While one can't deny that the sewer overflows during a storm and that one solution could be to divert the storm water into the lagoon or ocean, the actual fix on this problem is likely not a simple one.
I am not an engineer so won't even speculate how storm water is getting into the sewer system. A storm water system and sewage systen should not be connected in any way. One solution may be to keep the storm water out. Likely possible if some level of government throws enough pesos at it.

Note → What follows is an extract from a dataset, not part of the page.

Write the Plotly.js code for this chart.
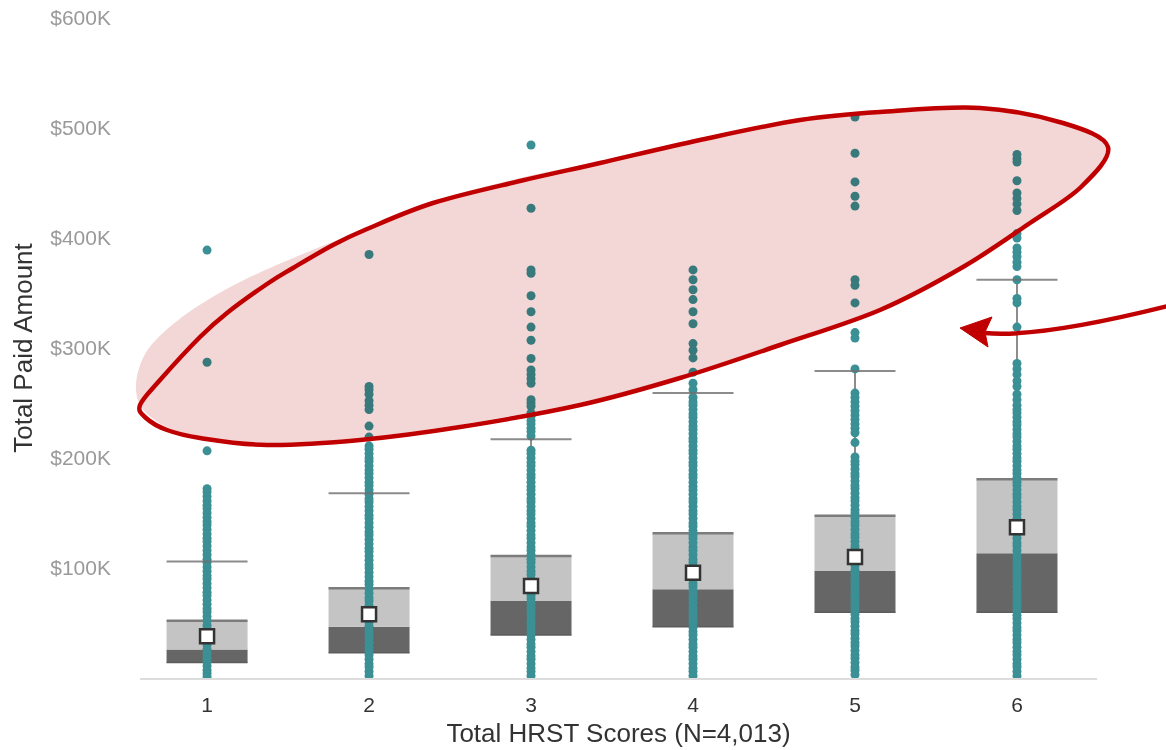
<!DOCTYPE html>
<html>
<head>
<meta charset="utf-8">
<script src="https://cdn.plot.ly/plotly-3.0.1.min.js"></script>
<style>
  html, body { margin: 0; padding: 0; background: #ffffff; }
  #chart { width: 1166px; height: 750px; }
</style>
</head>
<body>
<div id="chart"></div>
<script>
// ---------------- DATA (values in $K) ----------------
const categories = [1, 2, 3, 4, 5, 6];
const xTickLabels = ['1', '2', '3', '4', '5', '6'];
const yTickVals = [100, 200, 300, 400, 500, 600];
const yTickLabels = ['$100K', '$200K', '$300K', '$400K', '$500K', '$600K'];

const q1 = [14, 23, 39, 46.7, 59.7, 59.7];
const median = [26, 46.5, 70, 80.6, 97.3, 113.3];
const q3 = [52, 81.5, 111, 131.5, 147.6, 180.6];
const mean = [38, 58, 83.6, 95.7, 110, 137];
const upperFence = [106, 168, 217, 259, 279, 362];

const pts1 = [389, 287, 206.5, 172, 169, 165, 161, 157, 154, 150, 146, 142, 139, 135, 131, 127, 124, 120, 116, 112, 108, 105, 101, 97, 93, 90, 86, 82, 78, 75, 71, 67, 63, 60, 56, 52, 48, 45, 41, 37, 33, 30, 26, 22, 18, 15, 11, 7, 4, 1];
const pts2 = [385, 265, 262, 258, 252, 248, 244, 229, 219, 211, 208, 204, 200, 197, 193, 189, 186, 182, 178, 175, 171, 167, 163, 160, 156, 152, 148, 145, 141, 137, 133, 130, 126, 122, 118, 115, 111, 107, 103, 100, 96, 92, 88, 85, 81, 77, 73, 70, 66, 62, 58, 55, 51, 47, 43, 40, 36, 32, 28, 25, 21, 17, 13, 10, 6, 2];
const pts3 = [484.5, 427, 371, 368, 347.5, 333, 319, 307, 290.5, 280, 276, 272, 268, 253, 250, 247, 241, 238, 234, 231, 227, 224, 220, 207, 204, 200, 196, 193, 189, 185, 182, 178, 174, 171, 167, 163, 160, 156, 152, 149, 145, 141, 138, 134, 130, 127, 123, 119, 116, 112, 108, 105, 101, 97, 94, 90, 86, 83, 79, 75, 72, 68, 64, 61, 57, 53, 50, 46, 42, 39, 35, 31, 28, 24, 20, 17, 13, 9, 6, 2];
const pts4 = [371, 362, 353, 344, 333, 322, 304, 298, 291, 278, 268, 262, 255, 251, 248, 244, 240, 237, 233, 229, 226, 222, 218, 215, 211, 207, 204, 200, 196, 193, 189, 185, 182, 178, 174, 171, 167, 163, 160, 156, 152, 149, 145, 141, 138, 134, 130, 127, 123, 119, 116, 112, 108, 105, 101, 97, 94, 90, 86, 83, 79, 75, 72, 68, 64, 61, 57, 53, 50, 46, 42, 39, 35, 31, 28, 24, 20, 17, 13, 9, 6, 2];
const pts5 = [510, 477, 451, 438, 429, 362, 357, 341, 314, 309, 281, 259, 255, 251, 247, 243, 239, 235, 231, 227, 223, 214, 201, 197, 194, 190, 186, 183, 179, 175, 172, 168, 164, 161, 157, 153, 150, 146, 142, 139, 135, 131, 128, 124, 120, 117, 113, 109, 106, 102, 98, 95, 91, 87, 84, 80, 76, 73, 69, 65, 62, 58, 54, 51, 47, 43, 40, 36, 32, 29, 25, 21, 18, 14, 10, 7, 3];
const pts6 = [476, 472, 469, 452, 441, 436, 431, 425, 404, 400, 391, 387, 383, 378, 374, 362, 345, 341, 319, 286, 281, 276, 270, 265, 258, 253, 248, 244, 241, 237, 233, 230, 226, 222, 219, 215, 211, 208, 204, 200, 197, 193, 189, 186, 182, 178, 175, 171, 167, 164, 160, 156, 153, 149, 145, 142, 138, 134, 131, 127, 123, 120, 116, 112, 109, 105, 101, 98, 94, 90, 87, 83, 79, 76, 72, 68, 65, 61, 57, 54, 50, 46, 43, 39, 35, 32, 28, 24, 21, 17, 13, 10, 6, 2];
const pointSets = [pts1, pts2, pts3, pts4, pts5, pts6];

// ---------------- STYLE ----------------
const TEAL = '#3a9094';
const DARK_BOX = '#666666';
const LIGHT_BOX = '#c4c4c4';
const RED = '#c00000';
const PINK = '#f3d6d6';
const HALF = 0.25; // half box width in category units

// ---------------- TRACES ----------------
const seg = (vals) => ({
  x: categories.flatMap(c => [c - HALF, c + HALF, null]),
  y: vals.flatMap(v => [v, v, null])
});

const traces = [];
traces.push({
  type: 'bar', x: categories, base: q1, y: median.map((m, i) => m - q1[i]),
  width: 0.5, marker: { color: DARK_BOX, line: { width: 0 } }, hoverinfo: 'skip'
});
traces.push({
  type: 'bar', x: categories, base: median, y: q3.map((v, i) => v - median[i]),
  width: 0.5, marker: { color: LIGHT_BOX, line: { width: 0 } }, hoverinfo: 'skip'
});
const topEdge = seg(q3);
traces.push({ type: 'scatter', mode: 'lines', x: topEdge.x, y: topEdge.y,
  line: { color: '#7c7c7c', width: 2.5 }, hoverinfo: 'skip' });
const botEdge = seg(q1);
traces.push({ type: 'scatter', mode: 'lines', x: botEdge.x, y: botEdge.y,
  line: { color: '#5c5c5c', width: 1.5 }, hoverinfo: 'skip' });
traces.push({ type: 'scatter', mode: 'lines',
  x: categories.flatMap(c => [c, c, null]),
  y: categories.flatMap((c, i) => [q3[i], upperFence[i], null]),
  line: { color: '#8c8c8c', width: 2 }, hoverinfo: 'skip' });
const px = [], py = [];
pointSets.forEach((arr, i) => arr.forEach(v => { px.push(categories[i]); py.push(v); }));
traces.push({ type: 'scatter', mode: 'markers', x: px, y: py,
  marker: { color: TEAL, size: 9, line: { width: 0 } }, hoverinfo: 'skip' });
const caps = seg(upperFence);
traces.push({ type: 'scatter', mode: 'lines', x: caps.x, y: caps.y,
  line: { color: 'rgba(110,110,110,0.8)', width: 2 }, hoverinfo: 'skip' });
traces.push({ type: 'scatter', mode: 'markers', x: categories, y: mean,
  marker: { symbol: 'square', size: 14, color: '#ffffff', line: { color: '#333333', width: 2.5 } },
  hoverinfo: 'skip' });

// ---------------- ANNOTATION DECORATION (pixel positions -> paper) ----------------
const PL = 140, PT = 18, PW = 957, PH = 660;
const toPaper = p => [((p[0] - PL) / PW).toFixed(5), ((PT + PH - p[1]) / PH).toFixed(5)];
function smoothClosed(pts) {
  const n = pts.length;
  let d = 'M' + toPaper(pts[0]).join(',');
  for (let i = 0; i < n; i++) {
    const p0 = pts[(i - 1 + n) % n], p1 = pts[i], p2 = pts[(i + 1) % n], p3 = pts[(i + 2) % n];
    const c1 = [p1[0] + (p2[0] - p0[0]) / 6, p1[1] + (p2[1] - p0[1]) / 6];
    const c2 = [p2[0] - (p3[0] - p1[0]) / 6, p2[1] - (p3[1] - p1[1]) / 6];
    d += ' C' + toPaper(c1).join(',') + ' ' + toPaper(c2).join(',') + ' ' + toPaper(p2).join(',');
  }
  return d + ' Z';
}
const pinkOutline = [[136,385],[144,356],[164,332],[198,306],[244,280],[298,256],[367,228],[433,201],[520,178],[600,161],[700,138],[800,118],[880,110],[980,106],[1063,121],[1106,147],[1078,187],[1028,222],[961,266],[878,309],[778,344],[678,377],[578,403],[458,425],[358,438],[267,443],[200,436],[165,426],[142,408]];
const redOutline = [[140,405],[160,380],[200,337],[227,313],[267,284],[293,268],[333,245],[367,229],[433,203],[520,181],[600,163],[700,140],[800,120],[880,112],[980,108],[1063,123],[1108,147],[1081,187],[1030,223],[963,267],[880,310],[780,345],[680,378],[580,405],[460,427],[360,440],[267,445],[200,438],[167,430],[146,418]];
const arrowLine = 'M' + toPaper([985,333]).join(',') + ' Q' + toPaper([1040,338]).join(',') + ' ' + toPaper([1168,306]).join(',');
const arrowHead = 'M' + toPaper([960,328]).join(',') + ' L' + toPaper([992,317]).join(',') + ' L' + toPaper([985,332]).join(',') + ' L' + toPaper([988,347]).join(',') + ' Z';

const shapes = [
  { type: 'path', xref: 'paper', yref: 'paper', path: smoothClosed(pinkOutline), fillcolor: PINK, line: { width: 0 }, layer: 'above' },
  { type: 'path', xref: 'paper', yref: 'paper', path: smoothClosed(redOutline), fillcolor: 'rgba(0,0,0,0)', line: { color: RED, width: 4.5 }, layer: 'above' },
  { type: 'path', xref: 'paper', yref: 'paper', path: arrowLine, fillcolor: 'rgba(0,0,0,0)', line: { color: RED, width: 4.5 }, layer: 'above' },
  { type: 'path', xref: 'paper', yref: 'paper', path: arrowHead, fillcolor: RED, line: { color: RED, width: 1 }, layer: 'above' }
];

const layout = {
  width: 1166, height: 750,
  margin: { l: PL, r: 1166 - PL - PW, t: PT, b: 750 - PT - PH, pad: 0 },
  paper_bgcolor: '#ffffff', plot_bgcolor: '#ffffff',
  showlegend: false, barmode: 'overlay', hovermode: false,
  font: { family: 'Liberation Sans, Arial, sans-serif', color: '#333333' },
  xaxis: {
    range: [0.586, 6.494], tickmode: 'array', tickvals: categories, ticktext: xTickLabels,
    showgrid: false, zeroline: false, showline: true, linecolor: '#dcdcdc', linewidth: 2,
    ticks: '', ticklabelstandoff: 7, tickfont: { size: 21, color: '#333333' },
    title: { text: 'Total HRST Scores (N=4,013)', font: { size: 26, color: '#333333' }, standoff: 9 },
    fixedrange: true
  },
  yaxis: {
    range: [0, 600], tickmode: 'array', tickvals: yTickVals, ticktext: yTickLabels,
    showgrid: false, zeroline: false, showline: false, ticks: '', ticklabelstandoff: 28,
    tickfont: { size: 21, color: '#9a9a9a' },
    title: { text: 'Total Paid Amount', font: { size: 26, color: '#333333' }, standoff: 10 },
    fixedrange: true
  },
  shapes: shapes
};

Plotly.newPlot('chart', traces, layout, { displayModeBar: false, staticPlot: true }).then(() => {
  const p = document.querySelector('.layer-above .shapelayer path');
  if (p) p.style.mixBlendMode = 'multiply';
});
</script>
</body>
</html>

One needs to keep in mind that storm water is polluted in its own right. It picks up animal feces, fertilizers and pesticides, garbage, grey water residues, automobile contaminents, etc. All this water that flows off the mountain and washes out roads had, before people disrupted the natural waterways created over hundreds of years, could be diverted into the lagoon. Just takes a very lot of pesos to do it. In short, it likely won't happen soon.
The sewer manholes that are overflowing - two that I can see - pretty much flow directly into the ocean, and not down the streets. I'm not clear how the storm water on the street affects the quality of food you would get in a restaurant.
One advantage that La Manzanilla has over places like Melaque is that storm waters flow quickly into the sea, rather than sit around in low spots or rise to dangerous levels.
I would think that best proactive thing to do now would be to clean the muck off the paved streets before it dries and becomes airborn.